Every voice chat site says it cares about safety. That does not mean much by itself. The useful question is what the site actually does when something goes wrong, and what powers it gives itself in the background.
You do not need to read every word of the terms of service to get a decent idea. There are a few things you can check quickly. If they look bad, the homepage copy is probably not worth trusting.
Search the terms for “monitor” or “listen.”
Most platforms have some kind of clause about reviewing content for safety. The important bit is how broad that clause is. There is a big difference between reviewing something after a report and saying the platform can monitor calls at its own discretion.
That second version is broader than it sounds. It means the site has written itself permission to listen when it chooses. It may dress that up as safety, but the user experience is the same: you are on a voice chat platform that has reserved the right to monitor what you say.
AirTalk’s wording uses that kind of “at our discretion” language. Wildcard does not work like that, because normal calls are peer-to-peer and the audio does not pass through a Wildcard audio server in the first place.
Search for “recording.”
Some platforms record calls in case of disputes. Some keep recordings for longer than a dispute would reasonably need. Some are vague about how long anything is kept. That matters.
A voice chat site that stores calls is very different from one that does not. If the terms say recordings can be kept beyond a short safety or dispute process, you are on a platform that may hold conversations after the call is over.
That might be acceptable for some services. It is not acceptable if the site is also selling itself as private, anonymous voice chat without making the recording model obvious.
Look for an age gate that is more than a checkbox.
A checkbox that says “I am 18 or older” is the bare minimum. It may be legally useful for the site, but it is not much of a safety system. Nobody wants huge flows and loads of tasks before they can talk, so it has to be done right. A report tool for potentially underage users that is dealt with quickly is one compromise.
Check where the report button actually is.
A report button should not be hidden. If someone is abusive or wrecking the call, the report flow needs to be easy to find.
If you have to dig through settings, leave the call, or go hunting around the site to report someone, that tells you something. A platform that wants reports makes reporting obvious. A platform that treats reports as decoration buries them.

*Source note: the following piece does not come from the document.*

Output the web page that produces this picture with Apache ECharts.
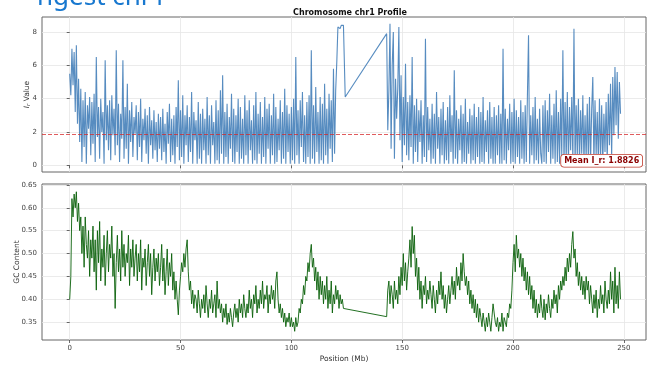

On Wildcard, reporting is tied to the rating and the call history drawer. The point is that the bad call should be reportable while it is still fresh, without turning it into a research project.
Check whether blocks actually work.
A block button is only useful if it stops you being matched with that person again.
Some random chat sites have buttons that look like safety tools but behave more like interface decoration. The way to test it is simple enough: block someone, queue again, and see whether the site keeps throwing them back at you.
If it does, the block system is not doing the job users think it is doing.
A real block should change the matching system. You should not have to speak to the same person again just because the platform wants to keep the queue moving.
None of these checks tells you the whole story. A site can pass them and still have problems. But if a voice chat site fails several of them, the safety language on the homepage is probably doing more work than the safety system itself.
Safe voice chat does not mean nothing bad can happen. You are still talking to strangers online, and some strangers are awful. What matters is whether the platform gives you a way out, acts on reports, respects blocks, avoids unnecessary recording, and does not write itself permission to sit in the middle of your calls.
That is the difference between safety as a real design choice and safety as marketing copy.